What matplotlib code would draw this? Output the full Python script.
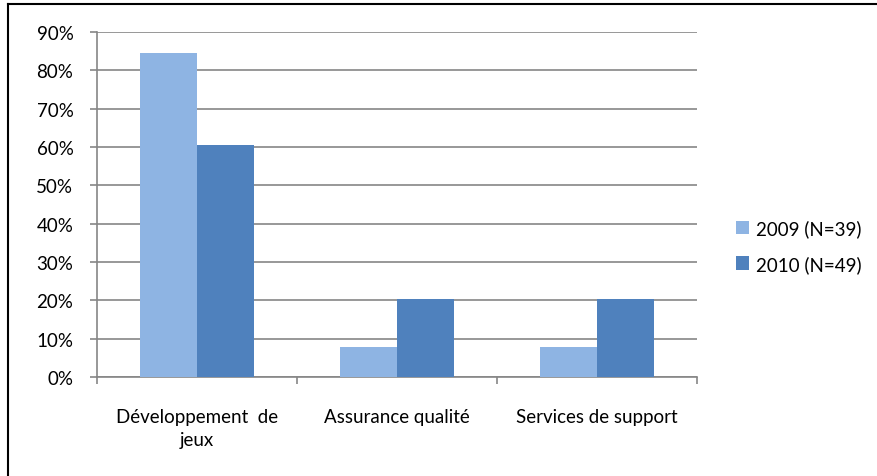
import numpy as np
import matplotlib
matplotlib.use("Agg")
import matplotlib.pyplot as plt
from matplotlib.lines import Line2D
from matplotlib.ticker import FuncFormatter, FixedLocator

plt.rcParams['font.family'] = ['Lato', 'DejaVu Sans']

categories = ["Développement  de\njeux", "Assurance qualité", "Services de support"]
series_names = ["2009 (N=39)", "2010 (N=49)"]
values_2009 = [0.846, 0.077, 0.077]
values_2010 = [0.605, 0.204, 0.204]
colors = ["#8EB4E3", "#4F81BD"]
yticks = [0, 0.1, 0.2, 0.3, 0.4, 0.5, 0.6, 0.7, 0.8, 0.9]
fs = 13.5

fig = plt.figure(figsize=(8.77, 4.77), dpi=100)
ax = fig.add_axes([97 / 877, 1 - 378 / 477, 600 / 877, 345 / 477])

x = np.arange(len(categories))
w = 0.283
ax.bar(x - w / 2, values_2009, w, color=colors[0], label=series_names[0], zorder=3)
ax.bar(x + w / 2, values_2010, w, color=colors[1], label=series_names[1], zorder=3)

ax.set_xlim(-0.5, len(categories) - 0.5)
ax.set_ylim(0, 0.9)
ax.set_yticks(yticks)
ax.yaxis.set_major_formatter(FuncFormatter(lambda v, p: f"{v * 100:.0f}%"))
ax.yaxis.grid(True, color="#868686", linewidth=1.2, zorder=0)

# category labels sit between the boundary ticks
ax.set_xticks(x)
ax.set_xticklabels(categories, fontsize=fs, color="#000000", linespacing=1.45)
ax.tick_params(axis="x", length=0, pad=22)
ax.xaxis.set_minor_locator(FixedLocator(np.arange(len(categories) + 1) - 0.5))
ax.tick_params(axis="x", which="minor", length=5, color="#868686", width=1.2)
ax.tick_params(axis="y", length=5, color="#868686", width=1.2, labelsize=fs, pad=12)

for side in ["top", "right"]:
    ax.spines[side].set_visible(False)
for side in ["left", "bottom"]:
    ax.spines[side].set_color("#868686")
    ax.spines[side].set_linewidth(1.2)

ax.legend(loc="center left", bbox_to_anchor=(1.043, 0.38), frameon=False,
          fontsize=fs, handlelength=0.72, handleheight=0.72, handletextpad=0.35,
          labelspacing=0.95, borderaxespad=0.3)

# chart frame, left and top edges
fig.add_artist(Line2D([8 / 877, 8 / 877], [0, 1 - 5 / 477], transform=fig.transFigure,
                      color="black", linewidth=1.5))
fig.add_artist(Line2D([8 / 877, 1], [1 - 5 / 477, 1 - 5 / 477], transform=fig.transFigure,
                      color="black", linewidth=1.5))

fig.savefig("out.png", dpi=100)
==*==
## Problem statement
Please extract exactly the lines of the data, from the first through the line containing "ax.bar(x + w", and add no pictures to the copy.

## Exercise solution
What matplotlib code would draw this? Output the full Python script.
import numpy as np
import matplotlib
matplotlib.use("Agg")
import matplotlib.pyplot as plt
from matplotlib.lines import Line2D
from matplotlib.ticker import FuncFormatter, FixedLocator

plt.rcParams['font.family'] = ['Lato', 'DejaVu Sans']

categories = ["Développement  de\njeux", "Assurance qualité", "Services de support"]
series_names = ["2009 (N=39)", "2010 (N=49)"]
values_2009 = [0.846, 0.077, 0.077]
values_2010 = [0.605, 0.204, 0.204]
colors = ["#8EB4E3", "#4F81BD"]
yticks = [0, 0.1, 0.2, 0.3, 0.4, 0.5, 0.6, 0.7, 0.8, 0.9]
fs = 13.5

fig = plt.figure(figsize=(8.77, 4.77), dpi=100)
ax = fig.add_axes([97 / 877, 1 - 378 / 477, 600 / 877, 345 / 477])

x = np.arange(len(categories))
w = 0.283
ax.bar(x - w / 2, values_2009, w, color=colors[0], label=series_names[0], zorder=3)
ax.bar(x + w / 2, values_2010, w, color=colors[1], label=series_names[1], zorder=3)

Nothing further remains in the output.